Delegate Phillip A. Hamilton (R-Newport News), Vice Chairman of the House Appropriations Committee, today addressed the House of Delegates regarding several of the economic recovery and prosperity initiatives passed during recent years by the Virginia General Assembly, including the current 2009 Session.
Delegate Hamilton’s remarks to the House are as follows:
“Even with President Obama signing the ‘American Recovery and Reinvestment Act of 2009’ yesterday in Denver, the economy continues to be the most pressing problem facing all levels of government.
“On Monday of this week, we learned that the Virginia budget was facing another projected $821 million revenue loss for the current 2008-2010 biennium. The good news was that this short-term additional revenue from the federal government would more than likely mean that no more reductions would be needed in the state budget.
“While the federal plan provides short-term revenue that backfills current state revenue reductions, the plan provides little evidence that it will actually stimulate the economy or create new private-sector jobs for American workers.
“Too little money is returned to the taxpayers – the consumers who actually stimulate the economy through the purchase of goods and services – or to the small businesses that serve as the backbone of our economy by creating the private-sector jobs that keep the American economic engine moving forward.
“Because this economic downturn has been predictable for the past several years, the Virginia General Assembly has passed several comprehensive economic growth and recovery initiatives that focus on improving the public infrastructure and creating incentives for job creation within the private sector.
“In 2007, the General Assembly passed legislation that provided for $3 billion in bonds over 10 years for transportation construction. The General Assembly also increased the vehicle registration fee, the per-gallon diesel fuel tax, and dedicated one-third of the insurance premiums tax to Virginia’s Transportation Trust Fund. While there may be a need to do more, this additional revenue provides more funding to address improvements to Virginia’s transportation infrastructure.

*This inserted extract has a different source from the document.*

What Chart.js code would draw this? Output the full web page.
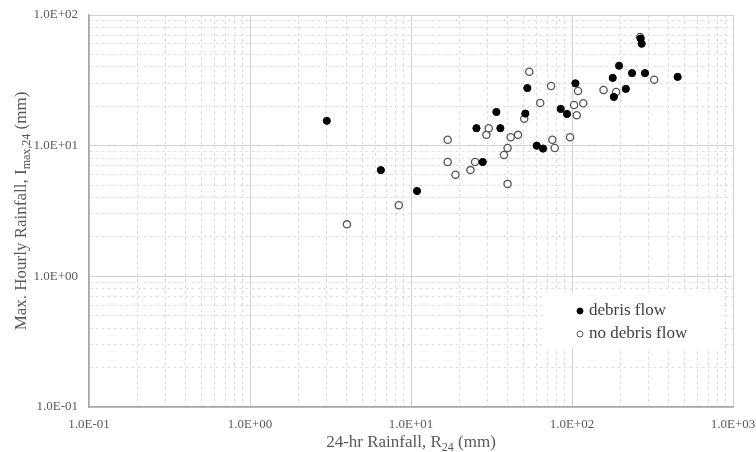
<!DOCTYPE html>
<html>
<head>
<meta charset="utf-8">
<script src="https://cdn.jsdelivr.net/npm/chart.js@4/dist/chart.umd.min.js"></script>
<style>
  html, body { margin:0; padding:0; background:#fff; }
  #wrap { width:756px; height:452px; position:relative; }
</style>
</head>
<body>
<div id="wrap"><canvas id="c"></canvas></div>
<script>
'use strict';

// ── Data ────────────────────────────────────────────────────────────────────
const debrisR24 = [3.0, 6.5, 10.9, 25.5, 27.9, 33.9, 35.9, 51.3, 52.8, 60.4, 66.1, 85.1, 93.1, 105, 179, 182, 196, 216, 236, 284, 453, 271, 267];
const debrisImax = [15.5, 6.5, 4.5, 13.6, 7.5, 18.1, 13.6, 17.6, 27.6, 10.0, 9.5, 19.1, 17.5, 30.0, 33.0, 23.6, 40.9, 27.2, 35.9, 35.9, 33.6, 60.3, 66];

const noDebrisR24 = [4.0, 8.4, 16.9, 16.9, 18.9, 23.4, 25.0, 29.4, 30.4, 37.8, 39.8, 39.8, 41.6, 46.2, 50.5, 54.3, 63.5, 74.1, 75.5, 78.1, 97.2, 103, 107, 109, 117.5, 157, 188, 324, 265];
const noDebrisImax = [2.5, 3.5, 11.1, 7.5, 6.0, 6.5, 7.5, 12.1, 13.6, 8.5, 9.6, 5.1, 11.6, 12.1, 16.1, 36.8, 21.2, 28.6, 11.1, 9.6, 11.6, 20.5, 17.1, 26.2, 21.1, 26.7, 25.8, 32.0, 67.9];

const xMajor = [0.1, 1, 10, 100, 1000];
const xTickLabels = ['1.0E-01', '1.0E+00', '1.0E+01', '1.0E+02', '1.0E+03'];
const yMajor = [0.1, 1, 10, 100];
const yTickLabels = ['1.0E-01', '1.0E+00', '1.0E+01', '1.0E+02'];

const seriesNames = ['debris flow', 'no debris flow'];

// ── Helpers ─────────────────────────────────────────────────────────────────
const FONT = "'Liberation Serif', 'Times New Roman', serif";
const TXT = '#595959';

function logTicks(majors) {
  const out = [];
  for (let i = 0; i < majors.length - 1; i++) {
    for (let m = 1; m <= 9; m++) out.push({ value: +(majors[i] * m).toPrecision(6) });
  }
  out.push({ value: majors[majors.length - 1] });
  return out;
}
function isMajor(v, majors) { return majors.some(m => Math.abs(v - m) / m < 1e-6); }
function labelFor(v, majors, labels) {
  const i = majors.findIndex(m => Math.abs(v - m) / m < 1e-6);
  return i >= 0 ? labels[i] : '';
}
function pts(xs, ys) { return xs.map((x, i) => ({ x, y: ys[i] })); }

function gridOpts(majors) {
  return {
    color: c => (c.tick && isMajor(c.tick.value, majors)) ? '#d2d2d2' : '#dedede',
    lineWidth: 1,
    drawTicks: false
  };
}
function borderOpts(majors) {
  return {
    display: true, color: '#a6a6a6', width: 1.5,
    dash: c => (c.tick && !isMajor(c.tick.value, majors)) ? [3, 3] : []
  };
}
function noOverflow(s) {
  s.paddingLeft = 0; s.paddingRight = 0; s.paddingTop = 0; s.paddingBottom = 0;
}

// ── Axis titles with subscripts + legend box ────────────────────────────────
function drawSubText(ctx, parts, x, y, align) {
  // parts: [text, isSub]
  const big = '17px ' + FONT, small = '12px ' + FONT;
  let total = 0;
  parts.forEach(p => { ctx.font = p[1] ? small : big; total += ctx.measureText(p[0]).width; });
  let cx = align === 'center' ? x - total / 2 : x;
  parts.forEach(p => {
    ctx.font = p[1] ? small : big;
    ctx.fillText(p[0], cx, p[1] ? y + 4 : y);
    cx += ctx.measureText(p[0]).width;
  });
}

const decorPlugin = {
  id: 'decor',
  afterDatasetsDraw(chart) {
    const { ctx, chartArea: a } = chart;
    ctx.save();
    // legend box
    const lx = 543, ly = 292, lw = 178, lh = 56;
    ctx.fillStyle = '#fff';
    ctx.fillRect(lx, ly, lw, lh);
    ctx.textBaseline = 'middle';
    ctx.textAlign = 'left';
    ctx.font = '17px ' + FONT;
    chart.data.datasets.forEach((ds, i) => {
      const yy = 311 + i * 23;
      ctx.beginPath();
      ctx.arc(580, yy, 3, 0, Math.PI * 2);
      ctx.fillStyle = ds.backgroundColor;
      ctx.fill();
      ctx.lineWidth = 1;
      ctx.strokeStyle = ds.borderColor;
      ctx.stroke();
      ctx.fillStyle = '#404040';
      ctx.fillText(ds.label, 589, yy);
    });
    // axis titles
    ctx.fillStyle = TXT;
    ctx.textBaseline = 'alphabetic';
    drawSubText(ctx, [['24-hr Rainfall, R', false], ['24', true], [' (mm)', false]], (a.left + a.right) / 2, 447, 'center');
    ctx.translate(26, (a.top + a.bottom) / 2);
    ctx.rotate(-Math.PI / 2);
    drawSubText(ctx, [['Max. Hourly Rainfall, I', false], ['max,24', true], [' (mm)', false]], 0, 0, 'center');
    ctx.restore();
  }
};

// ── Chart ───────────────────────────────────────────────────────────────────
new Chart(document.getElementById('c'), {
  type: 'scatter',
  data: {
    datasets: [
      { label: seriesNames[0], data: pts(debrisR24, debrisImax), backgroundColor: '#000', borderColor: '#000', pointRadius: 3.6, borderWidth: 1 },
      { label: seriesNames[1], data: pts(noDebrisR24, noDebrisImax), backgroundColor: '#fff', borderColor: '#555', pointRadius: 3.6, borderWidth: 1.3 }
    ]
  },
  options: {
    responsive: true, maintainAspectRatio: false, animation: false,
    layout: { padding: { left: 0, right: 23, top: 15, bottom: 0 } },
    plugins: { legend: { display: false }, tooltip: { enabled: false } },
    scales: {
      x: {
        type: 'logarithmic', min: xMajor[0], max: xMajor[xMajor.length - 1],
        afterBuildTicks: s => { s.ticks = logTicks(xMajor); },
        afterFit: s => { s.height = 45; noOverflow(s); },
        ticks: { autoSkip: false, maxRotation: 0, padding: 10, color: TXT, font: { family: FONT, size: 13 },
          callback: v => labelFor(v, xMajor, xTickLabels) },
        grid: gridOpts(xMajor), border: borderOpts(xMajor)
      },
      y: {
        type: 'logarithmic', min: yMajor[0], max: yMajor[yMajor.length - 1],
        afterBuildTicks: s => { s.ticks = logTicks(yMajor); },
        afterFit: s => { s.width = 89; noOverflow(s); },
        ticks: { autoSkip: false, padding: 11, color: TXT, font: { family: FONT, size: 13 },
          callback: v => labelFor(v, yMajor, yTickLabels) },
        grid: gridOpts(yMajor), border: borderOpts(yMajor)
      }
    }
  },
  plugins: [decorPlugin]
});
</script>
</body>
</html>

“More specifically, this legislation provided significant funding to improve rail transportation from the ports in Hampton Roads to connections with the Heartland Corridor which is a major transportation artery for the transport of goods across America. This is another important component of the legislation that should work to stimulate growth and job creation in Virginia’s economy.
“In 2008, the Higher Education Bond package that the Virginia General Assembly passed provided $2.6 billion for capital projects on Virginia’s colleges and universities and other state facilities.
“Legislation also passed that authorized up to $350.5 million in revenue-producing capital projects at certain institutions of higher education.
“So far during the current 2009 General Assembly Session, the House and Senate have passed the Advanced Shipbuilding Performance Grants program.
“The House has passed legislation to extend the Major Business Facilities Job Tax Credit until 2020 and approved the Major Employment and Investment projects legislation that authorizes the Virginia Public Building Authority and the Virginia Resources Authority to finance economic development initiatives performed by state and local government entities.
“In each instance, all of these state initiatives provide a real incentive to private business and industry for high-impact regional economic development projects in which the private entity makes a significant capital investment, creates hundreds of new, full-time jobs, and is expected to have a substantial direct economic impact on surrounding communities.
“In addition, the House budget included $3 million more to promote tourism, $12.5 million for detailed planning to accelerate five major capital projects on various public college campuses, and $1.5 million for workforce development.
“Rather than just talk about the need for an economic stimulus, the Virginia General Assembly has been proactive in creating an environment that clearly says that ‘Virginia is Open for Business.’
“Ranked as the “Best Managed” state in the nation and the best place to raise and educate a child, our Commonwealth has a solid record for working to actually stimulate the Virginia economy without increasing government spending that does little more than create more public-sector jobs.
“As a right-to-work state with positive tax and regulatory policies, Virginia is poised to weather this economic downturn for both the short and long-term benefit of the Commonwealth and the citizens we are proud to serve.”